> _Dataset records_
================================
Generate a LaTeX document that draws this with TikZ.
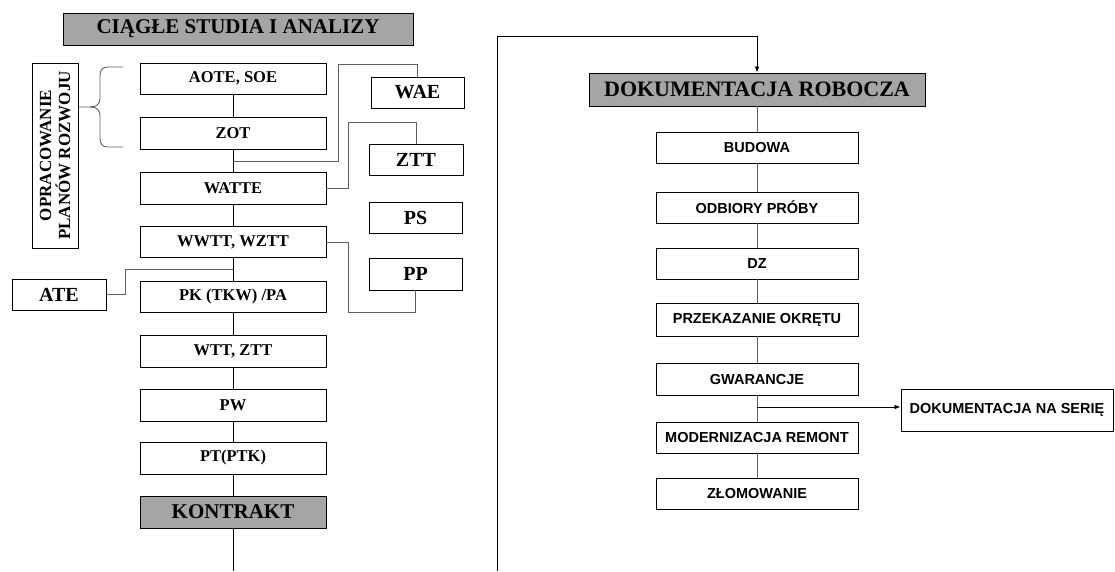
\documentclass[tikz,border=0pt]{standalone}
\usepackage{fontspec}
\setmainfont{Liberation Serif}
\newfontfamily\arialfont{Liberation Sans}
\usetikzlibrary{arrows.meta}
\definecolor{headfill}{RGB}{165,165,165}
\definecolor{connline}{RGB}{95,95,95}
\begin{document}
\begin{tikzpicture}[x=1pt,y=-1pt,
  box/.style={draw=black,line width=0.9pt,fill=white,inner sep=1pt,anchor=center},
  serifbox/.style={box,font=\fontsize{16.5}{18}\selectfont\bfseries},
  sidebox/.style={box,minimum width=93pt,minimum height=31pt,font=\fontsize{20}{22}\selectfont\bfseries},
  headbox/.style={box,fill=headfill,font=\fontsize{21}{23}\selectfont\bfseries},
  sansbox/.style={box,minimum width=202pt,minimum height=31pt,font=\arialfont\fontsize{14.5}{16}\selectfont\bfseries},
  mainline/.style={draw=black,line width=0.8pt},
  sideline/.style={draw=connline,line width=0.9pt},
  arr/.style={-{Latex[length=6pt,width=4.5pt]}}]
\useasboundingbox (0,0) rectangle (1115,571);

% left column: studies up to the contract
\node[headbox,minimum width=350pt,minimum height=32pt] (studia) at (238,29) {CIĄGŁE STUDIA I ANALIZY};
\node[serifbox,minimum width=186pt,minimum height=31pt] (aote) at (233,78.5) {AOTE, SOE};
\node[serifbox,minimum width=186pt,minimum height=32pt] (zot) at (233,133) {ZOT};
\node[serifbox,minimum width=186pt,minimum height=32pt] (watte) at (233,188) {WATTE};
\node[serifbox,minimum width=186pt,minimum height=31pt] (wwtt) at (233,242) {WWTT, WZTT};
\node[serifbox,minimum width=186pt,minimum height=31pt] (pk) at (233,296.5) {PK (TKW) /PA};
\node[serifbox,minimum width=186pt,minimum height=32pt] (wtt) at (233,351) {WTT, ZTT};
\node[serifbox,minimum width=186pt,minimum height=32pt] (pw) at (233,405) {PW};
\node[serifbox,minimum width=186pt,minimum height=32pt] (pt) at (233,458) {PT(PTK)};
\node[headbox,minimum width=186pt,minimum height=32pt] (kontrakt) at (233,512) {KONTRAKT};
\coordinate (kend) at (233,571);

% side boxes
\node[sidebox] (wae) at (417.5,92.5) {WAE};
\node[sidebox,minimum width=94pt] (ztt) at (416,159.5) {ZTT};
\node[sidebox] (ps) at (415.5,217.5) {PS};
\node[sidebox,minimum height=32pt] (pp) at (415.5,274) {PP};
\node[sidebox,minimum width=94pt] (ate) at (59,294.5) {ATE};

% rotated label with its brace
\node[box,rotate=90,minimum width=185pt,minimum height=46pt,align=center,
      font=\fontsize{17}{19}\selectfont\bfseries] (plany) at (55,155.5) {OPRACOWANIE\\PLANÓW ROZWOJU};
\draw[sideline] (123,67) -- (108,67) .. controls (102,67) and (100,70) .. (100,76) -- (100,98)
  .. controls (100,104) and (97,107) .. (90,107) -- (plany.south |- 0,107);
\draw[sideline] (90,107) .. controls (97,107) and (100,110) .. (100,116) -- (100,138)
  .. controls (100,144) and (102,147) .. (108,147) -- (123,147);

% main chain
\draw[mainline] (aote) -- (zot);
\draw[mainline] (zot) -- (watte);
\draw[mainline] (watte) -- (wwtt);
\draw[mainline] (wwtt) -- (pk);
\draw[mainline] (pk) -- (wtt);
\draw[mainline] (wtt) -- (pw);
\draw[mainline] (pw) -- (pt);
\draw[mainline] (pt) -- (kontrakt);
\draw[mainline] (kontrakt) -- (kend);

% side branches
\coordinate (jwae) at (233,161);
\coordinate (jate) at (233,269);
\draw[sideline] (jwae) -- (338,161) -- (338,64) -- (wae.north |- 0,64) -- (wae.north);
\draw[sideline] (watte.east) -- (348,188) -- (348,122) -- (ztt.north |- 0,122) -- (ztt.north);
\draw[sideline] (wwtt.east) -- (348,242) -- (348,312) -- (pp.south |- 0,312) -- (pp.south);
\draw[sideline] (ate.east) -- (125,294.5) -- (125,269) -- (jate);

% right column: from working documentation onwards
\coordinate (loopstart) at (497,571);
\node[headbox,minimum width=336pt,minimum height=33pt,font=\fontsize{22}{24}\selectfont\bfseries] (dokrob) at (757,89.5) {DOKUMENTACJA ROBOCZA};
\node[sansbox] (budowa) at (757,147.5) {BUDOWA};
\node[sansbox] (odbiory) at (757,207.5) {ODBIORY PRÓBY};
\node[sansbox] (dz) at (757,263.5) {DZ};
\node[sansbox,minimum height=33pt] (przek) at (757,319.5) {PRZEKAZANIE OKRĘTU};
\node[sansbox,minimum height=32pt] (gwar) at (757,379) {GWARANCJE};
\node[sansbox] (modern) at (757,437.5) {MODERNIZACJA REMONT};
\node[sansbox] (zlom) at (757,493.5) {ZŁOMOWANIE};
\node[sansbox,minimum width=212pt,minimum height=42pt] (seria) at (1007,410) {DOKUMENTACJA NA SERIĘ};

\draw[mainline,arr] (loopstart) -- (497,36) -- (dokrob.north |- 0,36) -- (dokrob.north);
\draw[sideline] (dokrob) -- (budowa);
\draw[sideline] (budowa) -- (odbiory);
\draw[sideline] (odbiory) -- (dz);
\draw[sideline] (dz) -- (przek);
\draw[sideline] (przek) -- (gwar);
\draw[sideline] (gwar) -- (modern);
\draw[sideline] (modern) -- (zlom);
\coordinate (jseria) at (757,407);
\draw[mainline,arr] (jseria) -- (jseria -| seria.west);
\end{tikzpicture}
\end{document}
================================
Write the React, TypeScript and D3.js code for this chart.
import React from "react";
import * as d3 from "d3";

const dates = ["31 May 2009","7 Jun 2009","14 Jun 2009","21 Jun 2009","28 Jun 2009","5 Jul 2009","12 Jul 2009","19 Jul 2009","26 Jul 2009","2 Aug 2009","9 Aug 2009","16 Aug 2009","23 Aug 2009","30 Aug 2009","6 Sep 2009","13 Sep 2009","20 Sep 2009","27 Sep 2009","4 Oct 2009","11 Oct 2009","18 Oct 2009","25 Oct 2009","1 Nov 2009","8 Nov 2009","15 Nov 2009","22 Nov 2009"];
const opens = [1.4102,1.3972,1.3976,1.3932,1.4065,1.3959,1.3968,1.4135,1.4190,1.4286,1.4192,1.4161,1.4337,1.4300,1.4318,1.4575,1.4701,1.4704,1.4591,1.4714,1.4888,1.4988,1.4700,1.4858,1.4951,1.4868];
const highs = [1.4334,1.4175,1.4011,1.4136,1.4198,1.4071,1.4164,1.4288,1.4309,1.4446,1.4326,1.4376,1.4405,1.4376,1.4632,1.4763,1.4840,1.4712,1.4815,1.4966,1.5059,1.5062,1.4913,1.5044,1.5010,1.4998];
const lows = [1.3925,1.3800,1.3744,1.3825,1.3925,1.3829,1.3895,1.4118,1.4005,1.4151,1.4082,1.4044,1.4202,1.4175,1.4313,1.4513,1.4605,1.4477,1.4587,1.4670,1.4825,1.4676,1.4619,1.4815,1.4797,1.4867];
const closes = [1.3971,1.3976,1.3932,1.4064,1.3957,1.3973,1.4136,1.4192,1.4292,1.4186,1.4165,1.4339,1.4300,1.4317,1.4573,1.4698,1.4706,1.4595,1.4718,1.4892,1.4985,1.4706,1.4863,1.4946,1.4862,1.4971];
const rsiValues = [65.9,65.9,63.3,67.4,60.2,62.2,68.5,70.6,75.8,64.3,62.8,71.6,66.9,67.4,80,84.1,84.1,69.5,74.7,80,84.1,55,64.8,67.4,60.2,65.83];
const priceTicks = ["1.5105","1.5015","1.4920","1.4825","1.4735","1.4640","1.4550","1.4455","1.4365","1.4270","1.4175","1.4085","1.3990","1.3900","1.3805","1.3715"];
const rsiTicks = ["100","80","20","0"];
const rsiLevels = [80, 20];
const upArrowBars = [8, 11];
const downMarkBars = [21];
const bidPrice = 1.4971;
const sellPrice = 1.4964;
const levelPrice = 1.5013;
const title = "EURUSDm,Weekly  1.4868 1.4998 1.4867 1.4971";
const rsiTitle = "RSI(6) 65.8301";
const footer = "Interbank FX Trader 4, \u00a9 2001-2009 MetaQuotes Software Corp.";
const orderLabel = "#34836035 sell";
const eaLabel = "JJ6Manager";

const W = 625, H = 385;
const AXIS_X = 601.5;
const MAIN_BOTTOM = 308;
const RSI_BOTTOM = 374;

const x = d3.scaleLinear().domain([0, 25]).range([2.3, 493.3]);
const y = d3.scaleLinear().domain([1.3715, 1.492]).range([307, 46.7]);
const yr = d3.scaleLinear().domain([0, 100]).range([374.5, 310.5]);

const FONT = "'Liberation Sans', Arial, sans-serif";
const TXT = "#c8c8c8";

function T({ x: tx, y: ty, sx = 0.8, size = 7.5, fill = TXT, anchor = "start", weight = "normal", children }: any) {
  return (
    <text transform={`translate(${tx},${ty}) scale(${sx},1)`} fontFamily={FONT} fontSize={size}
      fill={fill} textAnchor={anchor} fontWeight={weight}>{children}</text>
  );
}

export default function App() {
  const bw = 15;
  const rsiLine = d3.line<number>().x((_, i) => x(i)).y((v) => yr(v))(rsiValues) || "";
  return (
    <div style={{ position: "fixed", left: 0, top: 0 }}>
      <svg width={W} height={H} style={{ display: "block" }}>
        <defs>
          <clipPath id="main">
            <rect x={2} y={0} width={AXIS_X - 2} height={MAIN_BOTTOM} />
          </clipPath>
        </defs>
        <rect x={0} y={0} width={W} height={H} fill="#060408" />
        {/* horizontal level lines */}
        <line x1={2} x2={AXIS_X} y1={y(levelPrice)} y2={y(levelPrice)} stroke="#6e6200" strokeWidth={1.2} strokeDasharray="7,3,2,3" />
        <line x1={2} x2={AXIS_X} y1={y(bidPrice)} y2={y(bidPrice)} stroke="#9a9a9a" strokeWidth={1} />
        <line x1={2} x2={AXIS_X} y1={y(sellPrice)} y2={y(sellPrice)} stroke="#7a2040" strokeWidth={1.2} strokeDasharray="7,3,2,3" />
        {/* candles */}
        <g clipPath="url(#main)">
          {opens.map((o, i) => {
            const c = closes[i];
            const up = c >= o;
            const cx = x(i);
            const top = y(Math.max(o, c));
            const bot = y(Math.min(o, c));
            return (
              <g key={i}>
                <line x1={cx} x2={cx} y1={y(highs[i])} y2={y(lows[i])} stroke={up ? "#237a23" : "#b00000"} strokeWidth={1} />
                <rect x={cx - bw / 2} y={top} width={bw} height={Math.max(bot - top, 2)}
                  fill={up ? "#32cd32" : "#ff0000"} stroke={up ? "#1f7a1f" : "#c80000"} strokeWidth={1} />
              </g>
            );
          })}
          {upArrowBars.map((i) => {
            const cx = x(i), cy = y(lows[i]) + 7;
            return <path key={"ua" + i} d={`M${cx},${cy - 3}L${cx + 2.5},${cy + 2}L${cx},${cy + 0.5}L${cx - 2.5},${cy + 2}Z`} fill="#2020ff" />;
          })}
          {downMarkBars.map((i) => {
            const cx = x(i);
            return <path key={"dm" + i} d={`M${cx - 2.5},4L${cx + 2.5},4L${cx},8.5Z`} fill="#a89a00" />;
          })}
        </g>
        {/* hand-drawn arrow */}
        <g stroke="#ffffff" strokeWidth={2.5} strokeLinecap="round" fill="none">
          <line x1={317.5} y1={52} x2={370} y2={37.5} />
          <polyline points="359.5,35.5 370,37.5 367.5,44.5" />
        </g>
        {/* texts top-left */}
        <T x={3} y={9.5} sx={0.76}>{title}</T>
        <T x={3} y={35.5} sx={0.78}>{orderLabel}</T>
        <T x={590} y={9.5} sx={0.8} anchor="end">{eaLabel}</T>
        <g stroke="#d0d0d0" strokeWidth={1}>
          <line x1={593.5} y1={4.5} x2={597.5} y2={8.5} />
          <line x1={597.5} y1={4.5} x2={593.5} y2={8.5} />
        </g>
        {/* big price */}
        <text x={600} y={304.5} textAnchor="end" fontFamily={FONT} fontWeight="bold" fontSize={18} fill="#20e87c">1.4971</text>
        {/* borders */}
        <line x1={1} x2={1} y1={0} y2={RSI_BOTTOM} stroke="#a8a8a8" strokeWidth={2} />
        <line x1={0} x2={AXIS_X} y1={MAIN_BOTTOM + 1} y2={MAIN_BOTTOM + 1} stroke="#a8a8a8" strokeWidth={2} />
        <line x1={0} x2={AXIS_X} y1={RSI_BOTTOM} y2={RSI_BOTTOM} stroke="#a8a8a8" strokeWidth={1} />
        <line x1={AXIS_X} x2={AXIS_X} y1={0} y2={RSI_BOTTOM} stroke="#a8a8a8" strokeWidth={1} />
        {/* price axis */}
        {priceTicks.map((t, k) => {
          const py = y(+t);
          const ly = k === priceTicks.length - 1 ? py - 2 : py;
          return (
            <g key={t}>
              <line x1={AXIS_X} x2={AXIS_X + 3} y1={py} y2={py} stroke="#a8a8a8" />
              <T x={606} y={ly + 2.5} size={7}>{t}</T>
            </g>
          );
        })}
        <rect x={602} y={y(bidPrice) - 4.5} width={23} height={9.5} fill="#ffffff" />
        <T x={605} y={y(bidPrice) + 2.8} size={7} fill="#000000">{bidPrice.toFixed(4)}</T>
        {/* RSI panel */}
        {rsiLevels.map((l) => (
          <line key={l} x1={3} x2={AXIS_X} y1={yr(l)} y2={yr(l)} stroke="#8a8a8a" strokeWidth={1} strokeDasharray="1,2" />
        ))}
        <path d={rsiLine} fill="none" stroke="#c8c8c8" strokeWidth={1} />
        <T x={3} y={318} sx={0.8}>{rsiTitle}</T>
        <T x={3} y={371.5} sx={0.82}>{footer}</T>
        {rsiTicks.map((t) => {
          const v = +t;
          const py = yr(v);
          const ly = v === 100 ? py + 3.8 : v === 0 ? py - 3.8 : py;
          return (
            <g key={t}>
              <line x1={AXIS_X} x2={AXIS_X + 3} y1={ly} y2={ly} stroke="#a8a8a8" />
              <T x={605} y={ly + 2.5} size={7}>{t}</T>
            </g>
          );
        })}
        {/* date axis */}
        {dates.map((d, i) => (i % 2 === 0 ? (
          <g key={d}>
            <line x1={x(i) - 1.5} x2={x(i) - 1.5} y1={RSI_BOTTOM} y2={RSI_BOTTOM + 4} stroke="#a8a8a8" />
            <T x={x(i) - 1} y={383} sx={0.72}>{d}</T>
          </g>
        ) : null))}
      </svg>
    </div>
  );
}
================================
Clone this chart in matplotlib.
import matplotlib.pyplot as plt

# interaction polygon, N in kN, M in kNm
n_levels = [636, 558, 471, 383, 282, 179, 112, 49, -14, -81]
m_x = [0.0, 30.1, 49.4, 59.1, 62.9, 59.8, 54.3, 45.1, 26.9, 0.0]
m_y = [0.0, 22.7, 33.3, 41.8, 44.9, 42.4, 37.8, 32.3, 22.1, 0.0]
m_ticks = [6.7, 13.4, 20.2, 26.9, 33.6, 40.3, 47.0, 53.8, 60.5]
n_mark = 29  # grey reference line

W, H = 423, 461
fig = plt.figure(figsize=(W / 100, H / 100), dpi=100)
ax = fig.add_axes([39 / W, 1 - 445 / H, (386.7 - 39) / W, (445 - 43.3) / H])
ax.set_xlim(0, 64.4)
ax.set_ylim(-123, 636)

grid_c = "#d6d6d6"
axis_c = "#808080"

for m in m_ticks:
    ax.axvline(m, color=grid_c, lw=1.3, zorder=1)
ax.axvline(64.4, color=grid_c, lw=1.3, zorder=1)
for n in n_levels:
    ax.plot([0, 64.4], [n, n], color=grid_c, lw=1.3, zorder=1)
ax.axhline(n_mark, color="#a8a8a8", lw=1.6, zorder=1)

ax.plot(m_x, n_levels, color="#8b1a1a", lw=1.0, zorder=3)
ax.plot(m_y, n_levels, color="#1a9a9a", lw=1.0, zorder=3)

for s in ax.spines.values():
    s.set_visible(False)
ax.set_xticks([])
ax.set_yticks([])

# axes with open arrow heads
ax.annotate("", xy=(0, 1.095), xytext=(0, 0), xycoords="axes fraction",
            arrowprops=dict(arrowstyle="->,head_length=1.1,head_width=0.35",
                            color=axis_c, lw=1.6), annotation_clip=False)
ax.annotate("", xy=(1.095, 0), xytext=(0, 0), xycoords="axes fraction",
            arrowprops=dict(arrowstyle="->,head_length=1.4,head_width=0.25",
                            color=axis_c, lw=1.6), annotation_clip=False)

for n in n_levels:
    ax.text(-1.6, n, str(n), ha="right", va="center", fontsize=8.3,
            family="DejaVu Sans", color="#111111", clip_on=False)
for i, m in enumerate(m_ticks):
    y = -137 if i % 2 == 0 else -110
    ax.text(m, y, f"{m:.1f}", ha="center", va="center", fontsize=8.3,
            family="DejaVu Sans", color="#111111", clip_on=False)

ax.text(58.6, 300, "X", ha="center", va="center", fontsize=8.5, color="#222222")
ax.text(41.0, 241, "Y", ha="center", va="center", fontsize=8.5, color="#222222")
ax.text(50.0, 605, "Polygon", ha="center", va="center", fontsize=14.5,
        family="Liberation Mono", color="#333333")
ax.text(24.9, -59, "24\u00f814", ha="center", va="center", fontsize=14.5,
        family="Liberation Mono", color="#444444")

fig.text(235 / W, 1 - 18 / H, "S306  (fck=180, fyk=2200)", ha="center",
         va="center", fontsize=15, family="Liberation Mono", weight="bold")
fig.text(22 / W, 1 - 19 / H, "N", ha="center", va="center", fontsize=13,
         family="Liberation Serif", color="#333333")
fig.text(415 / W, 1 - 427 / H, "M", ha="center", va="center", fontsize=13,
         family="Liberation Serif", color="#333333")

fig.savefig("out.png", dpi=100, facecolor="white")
================================
> _Required task_
Using the data above, extract exactly the lines from the one that holds "Write the React, TypeScript" to the one that holds "import * as", both ends included, and no others.

> _Reply to the task_
Write the React, TypeScript and D3.js code for this chart.
import React from "react";
import * as d3 from "d3";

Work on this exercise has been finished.